The UNICEF speaker also went on to explain that immunizations for polio and also for tuberculosis need to be re-instated.  There has been an outbreak (I think in the Chymkent area?) of that where it was thought to have been eradicated since 1988.  Also, people who might have contracted HIV/AIDS are too ashamed to seek help.  One woman who had been infected by her husband would not take the medication that could have saved her life. She did not want to be stigmatized with having AIDS.  To her, that was worse than death, if her family learned of her AIDS, she would have been considered a social outcast.

The most shocking was about how there is still the hold-over of Soviet thinking among the doctors in Kazakhstan.  Their one and only definition of a live birth is if the baby is breathing air on its own. However, according to international standards of what is considered “live births,” set up by the organization WHO, there are 14-16 different ways to see if a baby, once born, is alive by checking palpitation of heart or other vital signs.  All those signs are ignored due to the old Soviet training of doctors that still exists in hospitals.  When I talked to a foreign doctor who is western trained, she said that perhaps if those babies who are birthed with complications, they might have defects or disabilities that families would not be able to take care of due to the expense.

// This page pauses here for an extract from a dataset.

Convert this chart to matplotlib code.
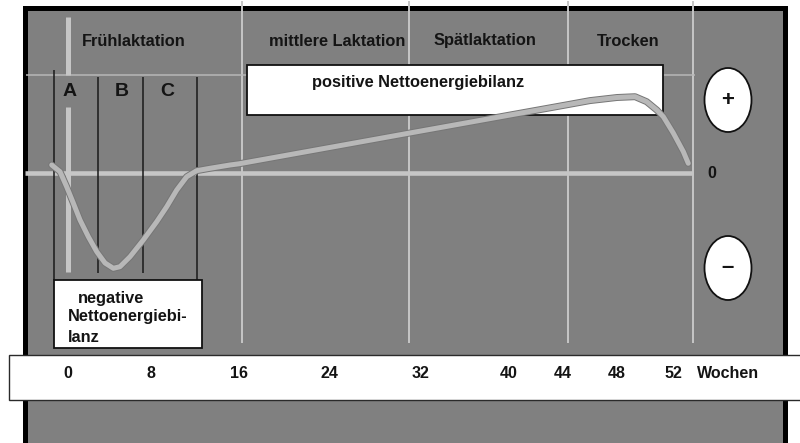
import numpy as np
import matplotlib
matplotlib.use("Agg")
import matplotlib.pyplot as plt
from matplotlib.patches import Rectangle, Ellipse
import matplotlib.patheffects as pe

# ---------------- data ----------------
tick_weeks = [0, 8, 16, 24, 32, 40, 44, 48, 52]
tick_labels = ["0", "8", "16", "24", "32", "40", "44", "48", "52"]
axis_unit = "Wochen"

phase_names = ["Frühlaktation", "mittlere Laktation", "Spätlaktation", "Trocken"]
phase_bounds = [16.3, 31.0, 44.4, 53.4]          # weeks
phase_label_weeks = [6.3, 24.7, 37.8, 48.8]

sub_names = ["A", "B", "C"]
sub_bounds = [-1.35, 2.9, 7.2, 12.2]             # weeks
sub_label_weeks = [0.2, 5.2, 9.5]

# energy balance curve (relative units, 0 = balanced)
curve_weeks = [-1.57, -0.77, -0.13, 0.51, 1.16, 1.96, 2.77, 3.57, 4.37, 5.01,
               5.98, 7.26, 8.52, 9.43, 10.34, 11.25, 12.15, 13.36, 15.18,
               16, 24, 32, 40, 44, 46, 48, 49.29, 50.12, 50.84, 51.31, 52.02,
               52.74, 53.09]
curve_balance = [0.8, 0.13, -1.37, -3.0, -4.7, -6.37, -7.87, -9.0, -9.53, -9.37,
                 -8.37, -6.7, -4.87, -3.37, -1.7, -0.37, 0.23, 0.47, 0.8,
                 0.92, 2.54, 4.2, 5.78, 6.75, 7.24, 7.55, 7.63, 7.13, 6.3, 5.63,
                 4.0, 2.13, 0.97]

pos_text = "positive Nettoenergiebilanz"
neg_lines = ["negative", "Nettoenergiebi-", "lanz"]

# ---------------- layout ----------------
W, H = 800, 443
tick_px = [68, 151, 239, 329, 421, 509, 563, 617, 673]   # schematic (non-uniform) spacing
Wa = np.array([-40.0] + tick_weeks + [100.0])
Pa = np.array([68 - 40 * 83 / 8] + tick_px + [673 + 48 * 14], float)


def fwd(x):
    return np.interp(x, Wa, Pa)


def inv(p):
    return np.interp(p, Pa, Wa)


def yb(py):  # pixel row -> balance units
    return (173 - py) / 10.0


fig = plt.figure(figsize=(W / 100, H / 100), dpi=100)
fig.patch.set_facecolor("white")
ax = fig.add_axes([0, 0, 1, 1])
ax.set_xscale("function", functions=(fwd, inv))
ax.set_xlim(inv(0), inv(W))
ax.set_ylim(yb(H), yb(0))
ax.axis("off")

FONT = ["Liberation Sans", "DejaVu Sans"]
TXT = "#141414"
LIGHT = "#c6c6c6"

# panel
ax.add_patch(Rectangle((inv(24.5), yb(480)), inv(784.5) - inv(24.5), yb(8) - yb(480),
                       facecolor="#808080", edgecolor="black", lw=3.6, zorder=0))

# phase separators
ax.vlines(phase_bounds, yb(343), yb(1), color=LIGHT, lw=1.4, zorder=1)
# thin horizontal line
ax.hlines(yb(75), inv(26), inv(695), color="#b8b8b8", lw=1.1, zorder=1)
# zero line
ax.hlines(0, inv(25), inv(693), color=LIGHT, lw=3.3, zorder=2)
# light vertical at week 0 (interrupted at label A)
ax.vlines([0, 0], [yb(75), yb(272)], [yb(17), yb(107)], color=LIGHT, lw=3.6, zorder=2)

# A/B/C separators
ax.vlines(sub_bounds, [yb(280), yb(273), yb(273), yb(280)],
          [yb(70), yb(77), yb(77), yb(77)], color="#1a1a1a", lw=1.1, zorder=3)

# phase labels
for name, wk in zip(phase_names, phase_label_weeks):
    ax.text(wk, yb(41), name, ha="center", va="center", fontsize=11.8,
            fontweight="bold", family=FONT, color=TXT, zorder=5)
for name, wk in zip(sub_names, sub_label_weeks):
    ax.text(wk, yb(92), name, ha="center", va="center", fontsize=14,
            fontweight="bold", family=FONT, color=TXT, zorder=5)

# positive box
ax.add_patch(Rectangle((inv(247), yb(115)), inv(663) - inv(247), yb(65) - yb(115),
                       facecolor="white", edgecolor="#111111", lw=1.3, zorder=3))
ax.text(inv(418), yb(83), pos_text, ha="center", va="center", fontsize=11.8,
        fontweight="bold", family=FONT, color=TXT, zorder=5)

# negative box
ax.add_patch(Rectangle((inv(54), yb(348)), inv(202) - inv(54), yb(280) - yb(348),
                       facecolor="white", edgecolor="#111111", lw=1.3, zorder=3))
for line, xp, yp in zip(neg_lines, [78, 68, 68], [298, 317, 337]):
    ax.text(inv(xp), yb(yp), line, ha="left", va="center", fontsize=11.8,
            fontweight="bold", family=FONT, color=TXT, zorder=5)

# curve
ax.plot(curve_weeks, curve_balance, color="#b8b8b8", lw=3.6, solid_capstyle="round",
        solid_joinstyle="round", zorder=4,
        path_effects=[pe.Stroke(linewidth=5.0, foreground="#767676"), pe.Normal()])

# +/- ellipses and 0
for py, sym in [(100, "+"), (268, "\u2013")]:
    ax.add_patch(Ellipse((inv(728), yb(py)), inv(751.5) - inv(704.5), 6.4,
                         facecolor="white", edgecolor="#111111", lw=1.3, zorder=3))
    ax.text(inv(728), yb(py), sym, ha="center", va="center", fontsize=16,
            fontweight="bold", family=FONT, color=TXT, zorder=5)
ax.text(inv(712), 0, "0", ha="center", va="center", fontsize=11.5,
        fontweight="bold", family=FONT, color=TXT, zorder=5)

# white week band
ax.add_patch(Rectangle((inv(9), yb(400)), inv(810) - inv(9), yb(355) - yb(400),
                       facecolor="white", edgecolor="#2a2a2a", lw=1.0, zorder=6))
for wk, lab in zip(tick_weeks, tick_labels):
    ax.text(wk, yb(373), lab, ha="center", va="center", fontsize=11.5,
            fontweight="bold", family=FONT, color=TXT, zorder=7)
ax.text(inv(728), yb(373), axis_unit, ha="center", va="center", fontsize=11.5,
        fontweight="bold", family=FONT, color=TXT, zorder=7)

fig.savefig("out.png", dpi=100, facecolor="white")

One other thing mentioned was that many children who end up in orphanages in Kazakhstan are not actually orphans (defined by a child without father or mother) but they are castoff children and do indeed have a parent still living.  Our speaker said this concept of children being taken over by the government is another carry-over from the Soviet period where this was actually encouraged so as to train up the children according to the State-controlled regimen.  Hannah ended with a answer to a question among the group of about 40 women that the Kazakhs need to return to their own tradition of taking care of their OWN family and not giving up children to orphanages because many times if they have been institutionalized, they are without good job skills to enter the work force at age 18 when they are turned out to fend for themselves.

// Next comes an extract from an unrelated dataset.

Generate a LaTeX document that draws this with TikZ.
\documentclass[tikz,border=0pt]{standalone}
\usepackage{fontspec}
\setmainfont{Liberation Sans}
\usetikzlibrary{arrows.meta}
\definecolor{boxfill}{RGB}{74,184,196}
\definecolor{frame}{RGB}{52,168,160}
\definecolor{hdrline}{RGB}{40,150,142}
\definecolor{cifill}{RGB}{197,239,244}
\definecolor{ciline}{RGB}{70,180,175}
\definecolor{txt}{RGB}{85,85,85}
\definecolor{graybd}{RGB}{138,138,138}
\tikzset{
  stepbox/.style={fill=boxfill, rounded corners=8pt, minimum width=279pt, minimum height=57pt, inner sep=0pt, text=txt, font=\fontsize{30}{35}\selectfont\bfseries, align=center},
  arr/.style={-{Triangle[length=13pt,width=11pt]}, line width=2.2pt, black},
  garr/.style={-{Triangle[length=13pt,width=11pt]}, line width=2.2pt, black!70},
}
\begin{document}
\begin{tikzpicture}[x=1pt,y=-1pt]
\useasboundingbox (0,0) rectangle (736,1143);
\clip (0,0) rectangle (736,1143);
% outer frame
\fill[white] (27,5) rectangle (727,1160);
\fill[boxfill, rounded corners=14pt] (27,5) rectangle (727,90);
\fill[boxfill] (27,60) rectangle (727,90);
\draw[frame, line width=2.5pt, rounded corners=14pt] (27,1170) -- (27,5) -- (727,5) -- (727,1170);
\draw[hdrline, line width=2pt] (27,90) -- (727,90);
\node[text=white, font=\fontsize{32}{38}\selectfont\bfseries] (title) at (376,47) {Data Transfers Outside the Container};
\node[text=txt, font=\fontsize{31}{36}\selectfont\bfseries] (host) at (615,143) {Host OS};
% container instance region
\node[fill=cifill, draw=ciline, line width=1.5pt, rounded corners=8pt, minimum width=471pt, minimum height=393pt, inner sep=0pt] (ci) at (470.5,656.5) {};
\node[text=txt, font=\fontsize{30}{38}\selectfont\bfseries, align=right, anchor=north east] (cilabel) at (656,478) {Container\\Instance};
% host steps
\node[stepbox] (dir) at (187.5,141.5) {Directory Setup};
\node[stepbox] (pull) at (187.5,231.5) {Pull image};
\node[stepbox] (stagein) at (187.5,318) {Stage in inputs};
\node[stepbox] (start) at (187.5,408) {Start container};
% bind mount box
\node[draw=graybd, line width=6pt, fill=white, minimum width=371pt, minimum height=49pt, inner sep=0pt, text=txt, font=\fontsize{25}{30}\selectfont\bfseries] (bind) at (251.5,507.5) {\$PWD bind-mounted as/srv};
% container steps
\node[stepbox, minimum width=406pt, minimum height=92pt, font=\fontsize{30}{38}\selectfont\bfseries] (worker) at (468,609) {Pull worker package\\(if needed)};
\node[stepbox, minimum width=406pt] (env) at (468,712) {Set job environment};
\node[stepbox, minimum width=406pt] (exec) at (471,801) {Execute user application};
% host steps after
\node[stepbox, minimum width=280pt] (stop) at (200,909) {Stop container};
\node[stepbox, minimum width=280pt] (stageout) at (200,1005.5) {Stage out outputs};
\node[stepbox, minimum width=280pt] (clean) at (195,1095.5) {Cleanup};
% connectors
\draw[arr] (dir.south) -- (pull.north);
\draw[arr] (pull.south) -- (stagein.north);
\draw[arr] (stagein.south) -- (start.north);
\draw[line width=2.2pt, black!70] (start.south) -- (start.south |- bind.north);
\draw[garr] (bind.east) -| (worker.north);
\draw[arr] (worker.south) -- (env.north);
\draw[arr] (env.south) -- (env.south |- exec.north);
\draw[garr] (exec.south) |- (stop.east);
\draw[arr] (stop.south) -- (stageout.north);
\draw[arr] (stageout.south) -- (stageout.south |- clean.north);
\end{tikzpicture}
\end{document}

One foreign woman said that she and other expats had worked on a charity to improve the conditions of the orphanages because the toilets and showers were deplorable.  Our speaker said that this was a very delicate issue because if there is not better social networking to adopt these children into Kazakh families and have that working, it only encourages more people to “throw away” these young children into the orphanages that might have better conditions than what they are currently living in. She said it was more important for children, even living in poverty, to grow up in their own families or be adopted by relatives (just like what used to be done before the Soviet period) than to institutionalize children in orphanages.  She said it was important for charities to work and improve the conditions of the places where children currently are kept but better to NOT have so many “social orphans” in Kazakhstan.  If orphanages look better than a home in poverty, more and more children would be dumped.

Our speaker representing UNICEF had to rush off to another engagement so I didn’t have a chance to ask her my main question about depression and suicide among Kazakh youth.  She obviously has strong emotions about what she does for a living, obviously she LOVES children.